Much has been said about the potential for 5G mobile private networks, but in many cases 5G radio may not be a logical solution. For example, automated industrial situations may have too much electromagnetic interference on a factory floor for millimeter wave 5G signals to propagate efficiently. In these situations cabling is the sensible answer, and fixed-line service providers may be in pole position
to win these enterprise contracts. As such, their spending on network planning and optimization software, on GIS asset management and inventory to deploy, install and maintain networks will increase, as will spending on service management systems like order management to automate complex B2B customer sales journeys. We are seeing a slight rise in these system deals now, which may indicate a more prolonged cycle of investment from CSPs that are not MNOs.

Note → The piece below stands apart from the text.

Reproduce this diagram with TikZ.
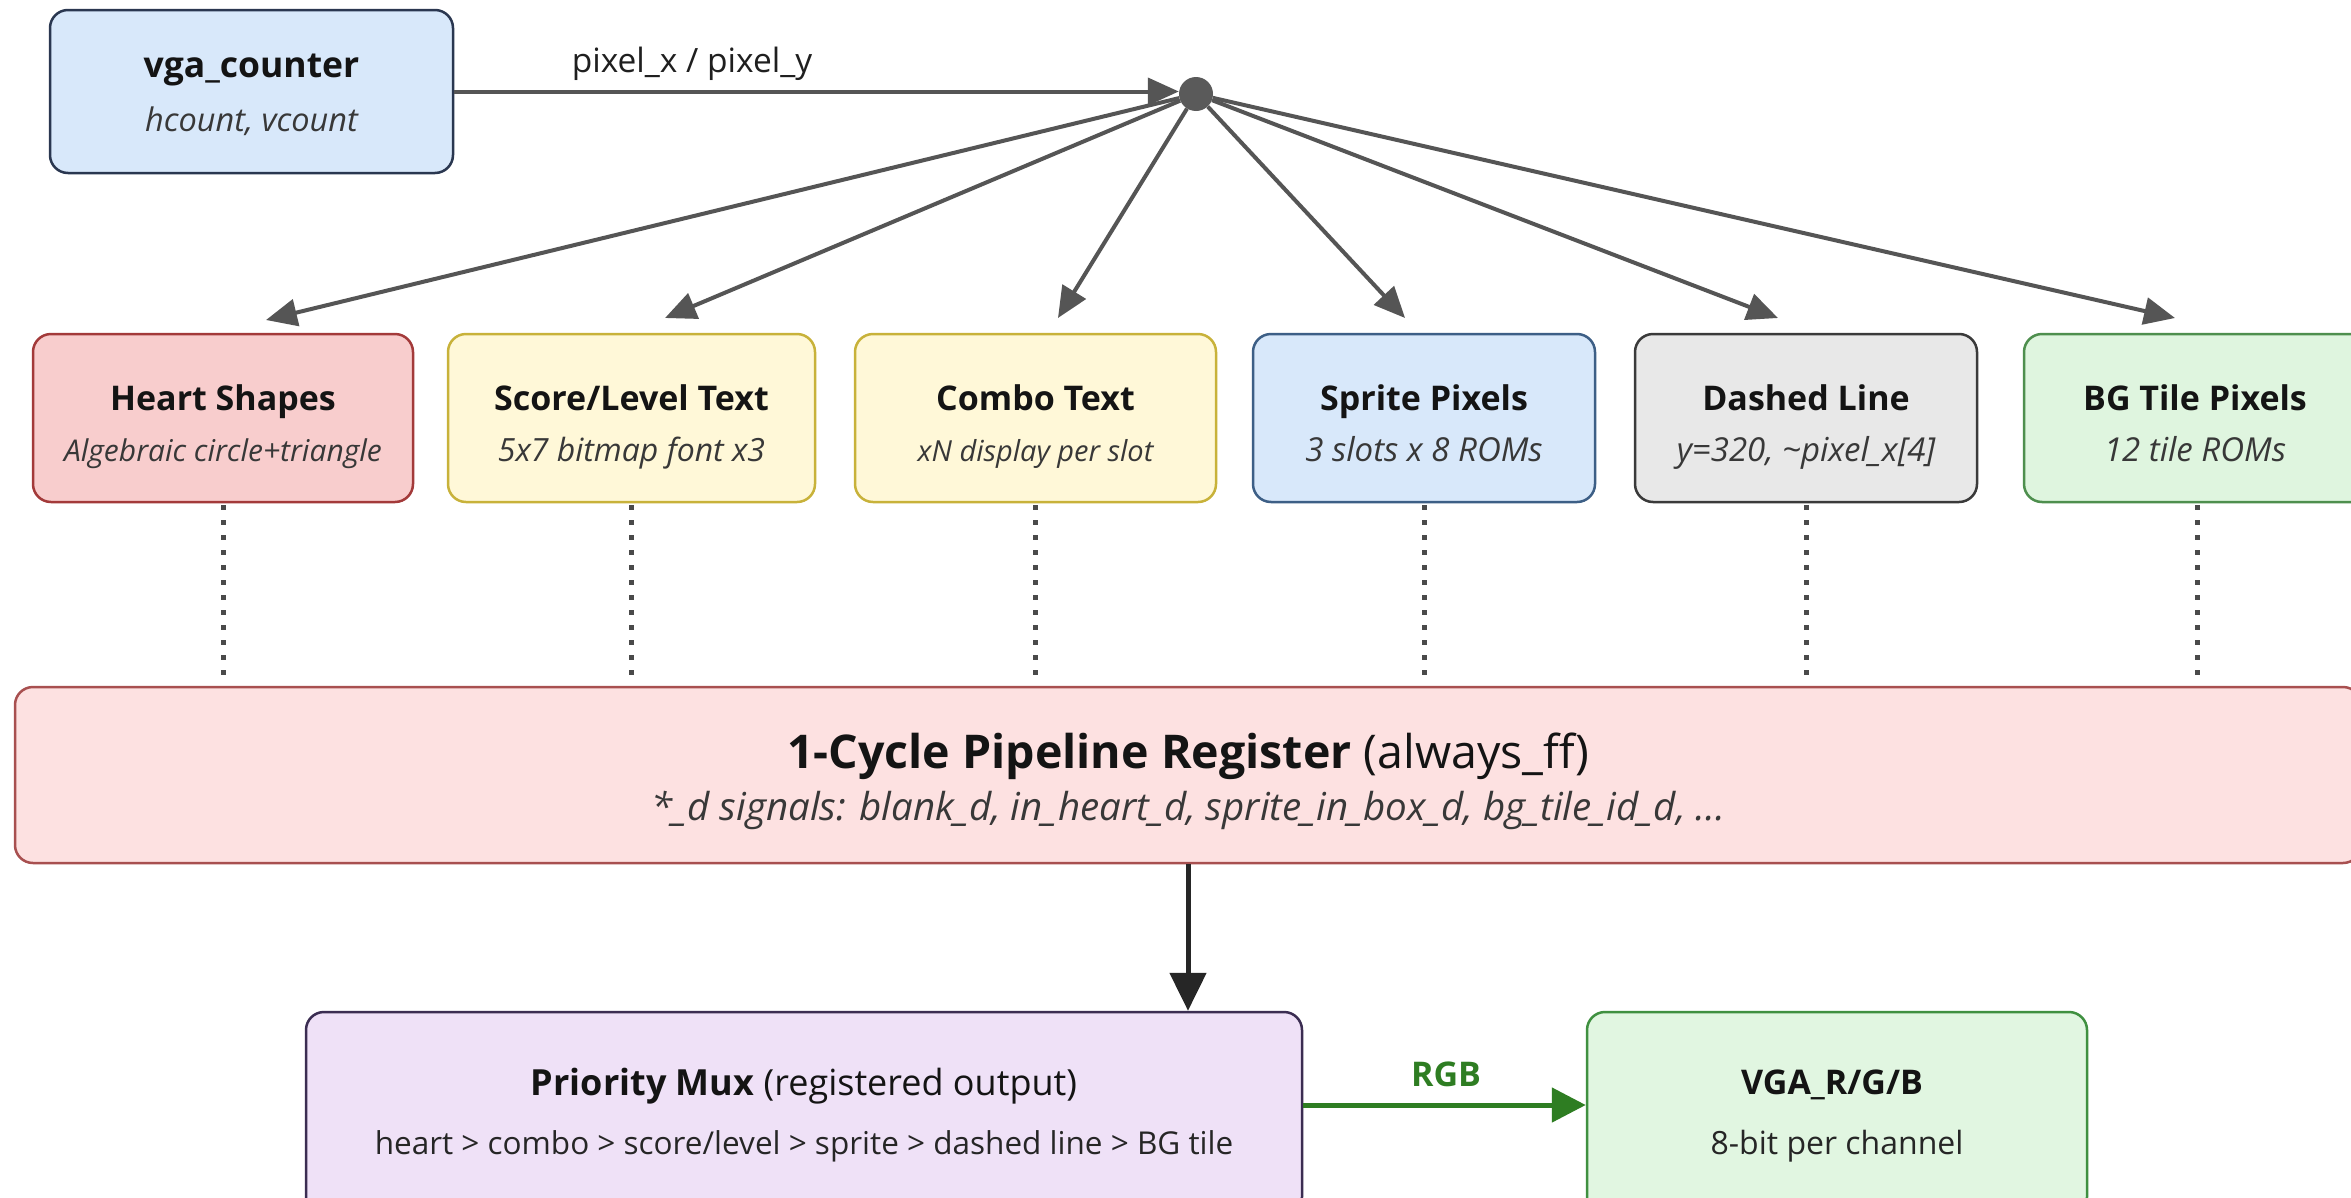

The enterprise market for mobile private networks and edge computing is still nascent but gaining momentum and promises to be competitive. MNOs will have to compete against other players which may prove key partners in delivering their solutions, so the future ecosystem will be commercially and competitively complex.
One area where we are seeing a complex supply chain is at the network edge. Spending in this area is picking up, and particularly for 5G, but these new sets of technology mean that the market has yet to settle down into a predictable pattern. We are seeing some co-investment strategies between CSPs and hyperscalers, such as Telenor and Amazon Web Services (AWS) building on their cloud-based strategy by co- investing in 5G and edge services for enterprise verticals.
Combining a cloud core and edge with industry vertical-specific service models in manufacturing, logistics and automotive is the point we’ve been waiting for with 5G. Ultra-low latency at the edge combined with a programmable cloud core promises to unlock the next phase of business diversification for CSPs.
There is a reasonable return on investment model for edge infrastructure, because it provides the low latency aspect for new service models in both CSP enterprise and consumer business units. There are concerns, however, around characteristics like increasing power consumption with edge deployments when energy bills are already around 20%-30% of telco opex.
And while the widespread adoption of 5G offers many benefits, it also creates new security concerns and challenges for enterprises. Because operators have taken steps to evaluate and minimize threats arising from 5G and software-centric networks in their own organizations, they are in a strong position to offer 5G security services to enterprises seeking to deploy their own advanced wireless networks.